Why Footnote Disclosures Are Important
Feb 26, 2024
Footnote disclosures provide insight into account balances, accounting practices and potential risk factors. This information helps lenders, investors and other financial statement users make well-informed business decisions.
Here are five critical risk factors that financial statement users monitor when reviewing a company’s financials. You also may find this information helpful when reviewing your company’s financial results or when you need to evaluate the performance of publicly traded competitors or potential M&A targets.
1. Unreported or Contingent Liabilities
A company’s balance sheet might not necessarily reflect all future obligations. Detailed footnotes may reveal, for example, a potentially damaging lawsuit, an IRS inquiry or an environmental claim.

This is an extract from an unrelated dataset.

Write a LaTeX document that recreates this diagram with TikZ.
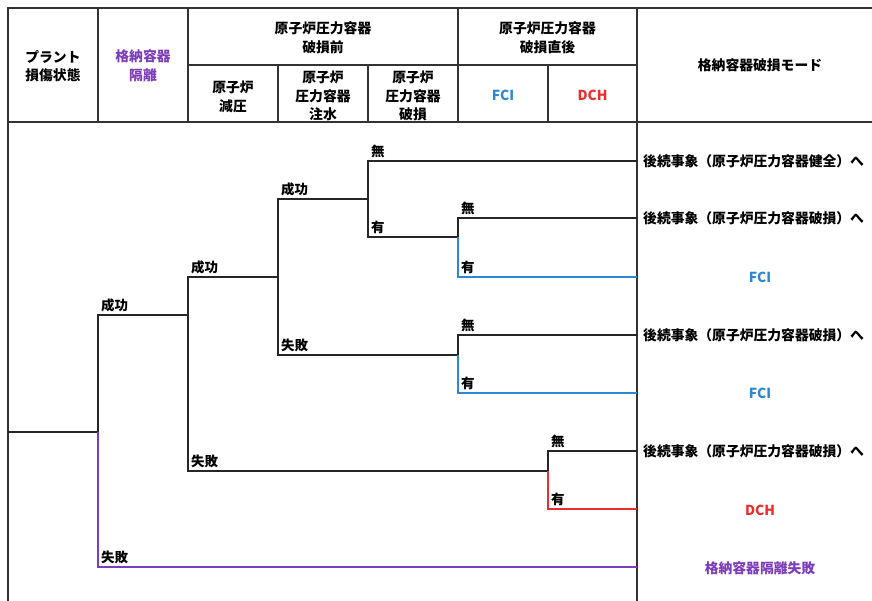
\documentclass[tikz,border=0pt]{standalone}
\usepackage{fontspec}
\setmainfont{Noto Sans CJK JP}
\definecolor{fciblue}{RGB}{45,135,210}
\definecolor{dchred}{RGB}{235,45,45}
\definecolor{isopurple}{RGB}{125,60,185}
\newcommand{\fs}{\fontsize{13.8}{18.5}\selectfont\bfseries}
\begin{document}
\begin{tikzpicture}[x=1pt,y=-1pt,
  every node/.style={font=\fs, inner sep=0pt, align=center},
  grid/.style={line width=1.3pt, draw=black!80},
  tree/.style={line width=1.8pt, draw=black!85, line join=miter},
  lbl/.style={anchor=south west, font=\fontsize{13.5}{15}\selectfont\bfseries},
  endtxt/.style={anchor=west},
  endctr/.style={anchor=center}]
\useasboundingbox (0,0) rectangle (872,601);
% ---- grid ----
\draw[grid] (8,601) -- (8,8) -- (872,8);
\draw[grid] (8,122) -- (872,122);
\draw[grid] (188,65) -- (637,65);
\draw[grid] (98,8) -- (98,122);
\draw[grid] (188,8) -- (188,122);
\draw[grid] (278,65) -- (278,122);
\draw[grid] (368,65) -- (368,122);
\draw[grid] (458,8) -- (458,122);
\draw[grid] (548,65) -- (548,122);
\draw[grid] (637,8) -- (637,601);
% ---- header texts ----
\node (h1) at (53,66) {プラント\\損傷状態};
\node[text=isopurple] (h2) at (143,66) {格納容器\\隔離};
\node (h3) at (323,38) {原子炉圧力容器\\破損前};
\node (h4) at (547.5,38) {原子炉圧力容器\\破損直後};
\node (h5) at (233,97) {原子炉\\減圧};
\node (h6) at (323,96) {原子炉\\圧力容器\\注水};
\node (h7) at (413,96) {原子炉\\圧力容器\\破損};
\node[text=fciblue] (h8) at (503,95) {FCI};
\node[text=dchred] (h9) at (592.5,95) {DCH};
\node (h10) at (760,65) {格納容器破損モード};
% ---- tree coordinates ----
\coordinate (r0) at (8,432);
\coordinate (n1) at (98,432);
\coordinate (a1) at (98,315);
\coordinate (b0) at (188,315);
\coordinate (b1) at (188,277);
\coordinate (b2) at (188,471);
\coordinate (c0) at (278,277);
\coordinate (c1) at (278,199);
\coordinate (c2) at (278,355);
\coordinate (d0) at (368,199);
\coordinate (d1) at (368,161);
\coordinate (d2) at (368,237);
\coordinate (f0) at (458,237);
\coordinate (f1) at (458,218);
\coordinate (f2) at (458,277);
\coordinate (g0) at (458,355);
\coordinate (g1) at (458,335);
\coordinate (g2) at (458,393);
\coordinate (k0) at (548,471);
\coordinate (k1) at (548,451);
\coordinate (k2) at (548,509);
\coordinate (p1) at (98,567);
\coordinate (e1) at (637,161);
\coordinate (e2) at (637,218);
\coordinate (e3) at (637,277);
\coordinate (e4) at (637,335);
\coordinate (e5) at (637,393);
\coordinate (e6) at (637,451);
\coordinate (e7) at (637,509);
\coordinate (e8) at (637,567);
% ---- tree branches ----
\draw[tree] (r0) -- (n1) -- (a1) -- (b0) -- (b1) -- (c0) -- (c1) -- (d0) -- (d1) -- (e1);
\draw[tree] (d0) -- (d2) -- (f0) -- (f1) -- (e2);
\draw[tree, draw=fciblue] (f0) -- (f2) -- (e3);
\draw[tree] (c0) -- (c2) -- (g0) -- (g1) -- (e4);
\draw[tree, draw=fciblue] (g0) -- (g2) -- (e5);
\draw[tree] (b0) -- (b2) -- (k0) -- (k1) -- (e6);
\draw[tree, draw=dchred] (k0) -- (k2) -- (e7);
\draw[tree, draw=isopurple] (n1) -- (p1) -- (e8);
% ---- branch labels ----
\node[lbl] (l1) at (101,312) {成功};
\node[lbl] (l2) at (191,274) {成功};
\node[lbl] (l3) at (281,196) {成功};
\node[lbl] (l4) at (371,158) {無};
\node[lbl] (l5) at (371,234) {有};
\node[lbl] (l6) at (461,215) {無};
\node[lbl] (l7) at (461,274) {有};
\node[lbl] (l8) at (281,352) {失敗};
\node[lbl] (l9) at (461,332) {無};
\node[lbl] (l10) at (461,390) {有};
\node[lbl] (l11) at (191,468) {失敗};
\node[lbl] (l12) at (551,448) {無};
\node[lbl] (l13) at (551,506) {有};
\node[lbl] (l14) at (101,564) {失敗};
% ---- end states ----
\node[endtxt] (m1) at (643,161) {後続事象（原子炉圧力容器健全）へ};
\node[endtxt] (m2) at (643,218) {後続事象（原子炉圧力容器破損）へ};
\node[endctr, text=fciblue] (m3) at (760,277) {FCI};
\node[endtxt] (m4) at (643,335) {後続事象（原子炉圧力容器破損）へ};
\node[endctr, text=fciblue] (m5) at (760,393) {FCI};
\node[endtxt] (m6) at (643,451) {後続事象（原子炉圧力容器破損）へ};
\node[endctr, text=dchred] (m7) at (760,510) {DCH};
\node[endctr, text=isopurple] (m8) at (760,568) {格納容器隔離失敗};
\end{tikzpicture}
\end{document}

Footnotes also should spell out the details of loan terms, warranties, contingent liabilities and leases. Struggling companies may downplay liabilities in their footnotes to avoid violating loan agreements or admitting financial problems to stakeholders.
2. Related-Party Transactions
Companies may give preferential treatment to, or receive it from, related parties. It’s important that footnotes disclose all related parties with whom the company — and its management team — conduct business.
For example, say a manufacturing company rents space from its owner’s parents at below-market rents, saving roughly $240,000 each year. Because the company doesn’t disclose this favorable related-party deal, its lenders believe that the business is more profitable than it really is. If the owner’s parents unexpectedly die — and the owner’s sister, who inherits the real estate, raises the rent — the manufacturer could fall on hard times, causing stakeholders to be blindsided by the undisclosed related-party risk.
3. Accounting Changes
Footnotes disclose the nature and justification for a change in an accounting principle. They also take note of that change’s effect on the financial statements.
Valid reasons exist to change an accounting method, such as a regulatory mandate or proactive tax planning. However, dishonest managers can use accounting changes in, say, depreciation or inventory reporting methods to manipulate financial results.
4. Significant Events
Footnotes should disclose significant events, including those that happen after the end of the reporting period, but before the financial statements have been finalized. These are events that could materially impact future earnings or impair business value.
Examples include the loss of a major customer, a major pending lawsuit and impending adverse government regulations. Dishonest business owners and managers may overlook or downplay significant events to preserve the company’s credit standing.
5. ESG Risks
A broad range of environmental, social and governance (ESG) issues may affect a company’s financial condition and performance. Examples include the size of its carbon footprint, efforts to replace fossil fuels with renewable energy sources, and overall use of natural resources, as well as workplace, health and safety, and consumer product safety risks.
A lack of financial statement disclosures about ESG practices could be a warning sign that management isn’t paying attention to these critical — and potentially costly — issues. For example, environmental issues (such as pollution or carbon emissions) can lead to fines, remedial costs and reputational damage. And the sale of unsafe products can result in product liability lawsuits, recalls and boycotts.
ESG reports aren’t mandatory in the United States. But public companies increasingly are required by the Securities and Exchange Commission to include climate-related disclosures and information related to the use of conflict minerals in their financial reports. Many private companies have added ESG disclosures to demonstrate to stakeholders that they’re environmentally responsible, cost conscious and creditworthy.
Transparency Is Key
In recent years, the Financial Accounting Standards Board (FASB) has cut back certain especially burdensome disclosures, especially for private companies. As the FASB simplifies and eliminates disclosures that don’t provide sufficient benefits to justify the costs of collecting the information, it also recognizes the need for a balanced approach and urges businesses to strive for transparency in their financial reporting.